Greg bovino kicked out of a bar
Executive summary
Gregory (Greg) Bovino — the controversial U.S. Border Patrol commander who was recently removed from a high-profile Minneapolis assignment — was asked to leave the Bottled Blonde bar on the Las Vegas Strip on or about Jan. 30 after staff said his presence presented a safety concern for other patrons, an action first reported by The Daily Beast and repeated across local and national outlets [1][2][3]. Photographs and video widely published show Bovino drinking with a group of younger men and walking the Strip with them after being escorted from the venue; Bovino has not publicly responded to requests for comment in the coverage examined [1][2][4].
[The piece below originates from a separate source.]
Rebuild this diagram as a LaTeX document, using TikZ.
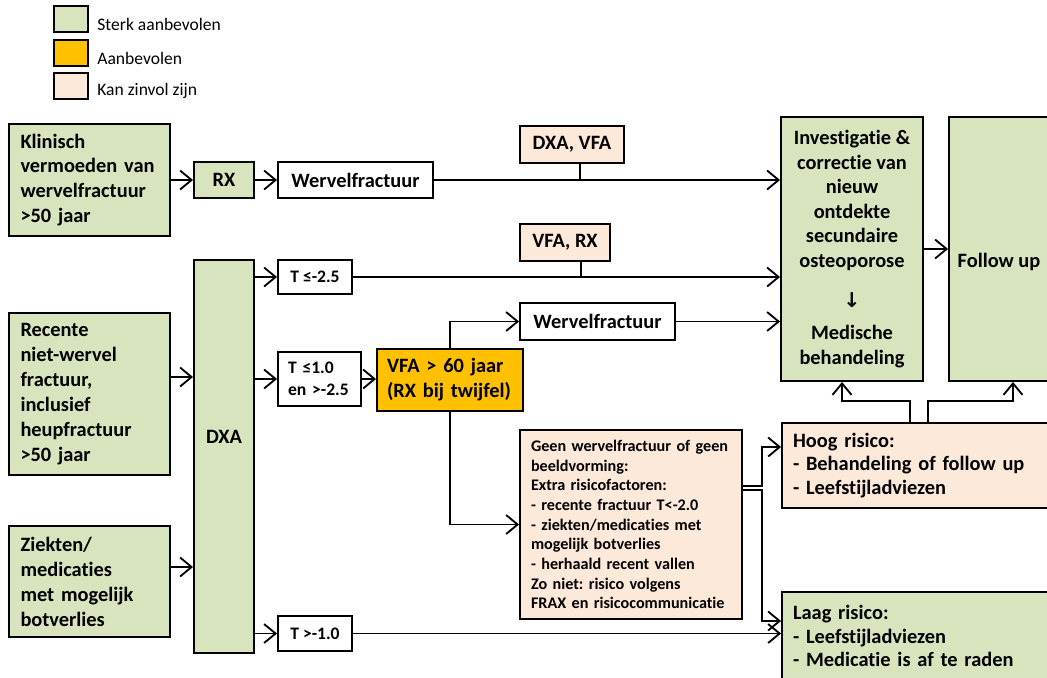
\documentclass[tikz,border=0pt]{standalone}
\usepackage{fontspec}
\setmainfont{Carlito}[Ligatures=NoCommon]
\newfontfamily\pijlfont{DejaVu Sans}
\usetikzlibrary{arrows.meta}
\frenchspacing
\definecolor{sterk}{HTML}{D7E4BD}
\definecolor{aanb}{HTML}{FFC000}
\definecolor{zinvol}{HTML}{FDE9D9}
\tikzset{
  box/.style={draw, line width=1.1pt, inner sep=0pt, font=\bfseries\fontsize{11.6}{14.2}\selectfont},
  groen/.style={box, fill=sterk},
  oranje/.style={box, fill=aanb},
  roze/.style={box, fill=zinvol},
  wit/.style={box, fill=white},
  legbox/.style={draw, line width=1.4pt, minimum width=0.68cm, minimum height=0.52cm},
  legtxt/.style={anchor=west, inner sep=0pt, font=\fontsize{10}{12}\selectfont},
  tbox/.style={wit, font=\bfseries\fontsize{10}{12.5}\selectfont},
  pijl/.style={-{Straight Barb[length=2.3mm,width=3.8mm]}, line width=1.05pt},
  lijn/.style={line width=1.05pt},
}
\begin{document}
\begin{tikzpicture}[x=0.02cm, y=-0.02cm]
  \useasboundingbox (0,0) rectangle (1047,677);
  \clip (0,0) rectangle (1047,677);
  % legenda
  \node[legbox, fill=sterk] (lg1) at (71,19) {};
  \node[legbox, fill=aanb] (lg2) at (71,53) {};
  \node[legbox, fill=zinvol] (lg3) at (71,86) {};
  \node[legtxt] (lgt1) at (97,24) {Sterk aanbevolen};
  \node[legtxt] (lgt2) at (97,58) {Aanbevolen};
  \node[legtxt] (lgt3) at (97,91) {Kan zinvol zijn};
  % links
  \node[groen, text width=2.76cm, inner xsep=0.23cm, minimum height=2.24cm, align=left] (klin) at (89.5,180) {Klinisch\\ vermoeden van\\ wervelfractuur\\ >50 jaar};
  \node[groen, text width=2.76cm, inner xsep=0.23cm, minimum height=3.24cm, align=left] (recent) at (89.5,394) {Recente\\ niet-wervel\\ fractuur,\\ inclusief\\ heupfractuur\\ >50 jaar};
  \node[groen, text width=2.76cm, inner xsep=0.23cm, minimum height=2.22cm, align=left] (ziek) at (89.5,581.5) {Ziekten/\\ medicaties\\ met mogelijk\\ botverlies};
  \node[groen, minimum width=1.2cm, minimum height=0.72cm] (rx) at (224,180) {RX};
  \node[groen, minimum width=1.2cm, minimum height=7.86cm] (dxa) at (224,456.5) {};
  \node[font=\bfseries\fontsize{11.6}{14.2}\selectfont] (dxatxt) at (224,437) {DXA};
  % midden
  \node[wit, minimum width=3.1cm, minimum height=0.72cm] (wtop) at (355.5,180) {Wervelfractuur};
  \node[tbox, minimum width=1.48cm, minimum height=0.68cm] (t25) at (315,277) {T ≤-2.5};
  \node[tbox, text width=1.26cm, inner xsep=0.2cm, minimum height=1.08cm, align=left] (t10) at (319.5,379) {T ≤1.0\\ en >-2.5};
  \node[tbox, minimum width=1.48cm, minimum height=0.7cm] (tm10) at (315,633.5) {T >-1.0};
  \node[oranje, text width=2.52cm, inner xsep=0.2cm, minimum height=1.24cm, align=left] (vfa) at (450,380) {VFA > 60 jaar\\ (RX bij twijfel)};
  \node[roze, minimum width=2.08cm, minimum height=0.74cm] (dxavfa) at (572,144.5) {DXA, VFA};
  \node[roze, minimum width=1.8cm, minimum height=0.74cm] (vfarx) at (565,242.5) {VFA, RX};
  \node[wit, minimum width=3.1cm, minimum height=0.74cm] (wmid) at (597.5,321.5) {Wervelfractuur};
  \node[roze, text width=4.0cm, inner xsep=0.22cm, minimum height=3.78cm, align=left, font=\bfseries\fontsize{9.2}{11.2}\selectfont] (geen) at (631,524.5) {Geen wervelfractuur of geen\\ beeldvorming:\\ Extra risicofactoren:\\ - recente fractuur T<-2.0\\ - ziekten/medicaties met\\ mogelijk botverlies\\ - herhaald recent vallen\\ Zo niet: risico volgens\\ FRAX en risicocommunicatie};
  % rechts
  \node[groen, minimum width=2.84cm, minimum height=5.28cm, align=center, font=\bfseries\fontsize{11.6}{14}\selectfont] (inv) at (852,249) {Investigatie \&\\ correctie van\\ nieuw\\ ontdekte\\ secundaire\\ osteoporose\\[0.3cm] {\pijlfont ↓}\\[0.16cm] Medische\\ behandeling};
  \node[groen, minimum width=2cm, minimum height=5.28cm] (follow) at (999,249) {};
  \node[font=\bfseries\fontsize{11.6}{14}\selectfont] (followtxt) at (999,262) {Follow up};
  \node[roze, text width=5.52cm, inner xsep=0.22cm, minimum height=1.7cm, align=left, font=\bfseries\fontsize{11.6}{13.2}\selectfont] (hoog) at (931,465.5) {Hoog risico:\\ - Behandeling of follow up\\ - Leefstijladviezen};
  \node[groen, text width=5.52cm, inner xsep=0.22cm, minimum height=1.76cm, align=left, font=\bfseries\fontsize{11.6}{13.6}\selectfont] (laag) at (931,636) {Laag risico:\\ - Leefstijladviezen\\ - Medicatie is af te raden};
  % pijlen
  \draw[pijl] (klin) -- (rx);
  \draw[pijl] (rx) -- (wtop);
  \draw[pijl] (wtop) -- (wtop -| inv.west);
  \coordinate (j1) at (580,180);
  \draw[lijn] (dxavfa.south -| j1) -- (j1);
  \draw[pijl] ([yshift=0.34cm]recent.east) -- ([yshift=0.34cm]recent.east -| dxa.west);
  \draw[pijl] ([yshift=0.29cm]ziek.east) -- ([yshift=0.29cm]ziek.east -| dxa.west);
  \draw[pijl] (dxa.east |- t25) -- (t25);
  \draw[pijl] (t25) -- (t25 -| inv.west);
  \coordinate (j2) at (581,277);
  \draw[lijn] (vfarx.south -| j2) -- (j2);
  \draw[pijl] (dxa.east |- t10) -- (t10);
  \draw[pijl] (t10.east) -- (t10.east -| vfa.west);
  \draw[pijl] (vfa.north) |- (wmid.west);
  \draw[pijl] (wmid) -- (wmid -| inv.west);
  \draw[pijl] (vfa.south) |- (geen.west);
  \draw[pijl] (dxa.east |- tm10) -- (tm10);
  \draw[pijl] (tm10) -- (tm10 -| laag.west);
  \draw[pijl] (inv) -- (follow);
  \draw[pijl] ([yshift=0.77cm]geen.east) -- ++(19,0) |- ([yshift=0.37cm]hoog.west);
  \draw[pijl] ([yshift=0.69cm]geen.east) -- ++(19,0) |- ([yshift=0.3cm]laag.west);
  \draw[pijl] ([xshift=-0.42cm]hoog.north) -- ++(0,-21) -| ([xshift=-0.2cm]inv.south);
  \draw[pijl] ([xshift=-0.06cm]hoog.north) -- ++(0,-21) -| ([xshift=0.28cm]follow.south);
\end{tikzpicture}
\end{document}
1. What happened in the bar: the basic, reported facts
Multiple news outlets reporting from The Daily Beast’s original account say Bottled Blonde staff noticed Bovino inside the multi-level sports bar, asked him to leave under a venue policy aimed at “maintain[ing] a safe and orderly environment for all patrons,” and escorted him from the premises; those outlets reproduce stills and video that show Bovino drinking wine with several younger men before leaving and walking down Las Vegas Boulevard with the same group [1][2][4][3].
2. Why the venue gave that reason and what it implies
The bar’s stated reason — a safety-and-order policy — is the language venues routinely use to justify ejecting patrons, and every outlet quoting Bottled Blonde’s representative framed the removal as a preventive step to protect customers rather than an allegation of a specific criminal act in the bar [2][5]. Reporting does not supply a police report, citations, or witness claims of assault or disorder inside Bottled Blonde; the public record in these stories rests on the venue’s statement plus photographs and video of Bovino at the location [1][6].
3. The political context that shaped coverage
Coverage explicitly ties the bar ejection to a larger, contentious recent history: Bovino was stripped of his Minneapolis command days earlier amid criticism of a street immigration sweep that coincided with the fatal shootings of two people, and he was returned to his old post in California while the White House moved a different official into Minneapolis — background that many outlets used to frame public reaction to the Vegas incident [1][4][7]. Reporting consistently notes that his Nevada outing came after high-profile operational controversies that had already damaged his public standing [1][7].
4. What supporters and detractors said
While the primary news accounts stress the bar’s safety rationale and the optics of a federal officer being ejected, some commentary and social posts offered opposing views: certain conservative accounts and X posts welcomed Bovino in public spaces and criticized what they called cancel-culture treatment of law-enforcement figures, a reaction cited in outlets reproducing social-media responses [7]. That split reflects the polarized reception of Bovino’s role in aggressive immigration enforcement and the partisan lens through which seemingly apolitical incidents are interpreted [7][8].
5. What is not proven by the reporting
No reporting in the examined set provides independent confirmation that Bovino posed a direct threat to customers inside Bottled Blonde, nor is there documentation here of any arrest, citation, or police investigation stemming from the ejection; the accounts rely on the venue’s public statement and visual material showing him leaving [2][1][4]. Similarly, Bovino’s own account is absent from the coverage cited; The Daily Beast and downstream outlets report attempts to contact him but did not publish a response [1][2].
6. Bottom line
The available, consistent reporting establishes that Bovino was asked to leave Bottled Blonde in Las Vegas and was escorted out under a venue “safety” policy, and that the incident occurred days after he was removed from his Minneapolis role amid controversy; the specifics beyond the venue’s statement — any threats, altercations, or law-enforcement action inside the bar — are not documented in the sources reviewed [1][2][3].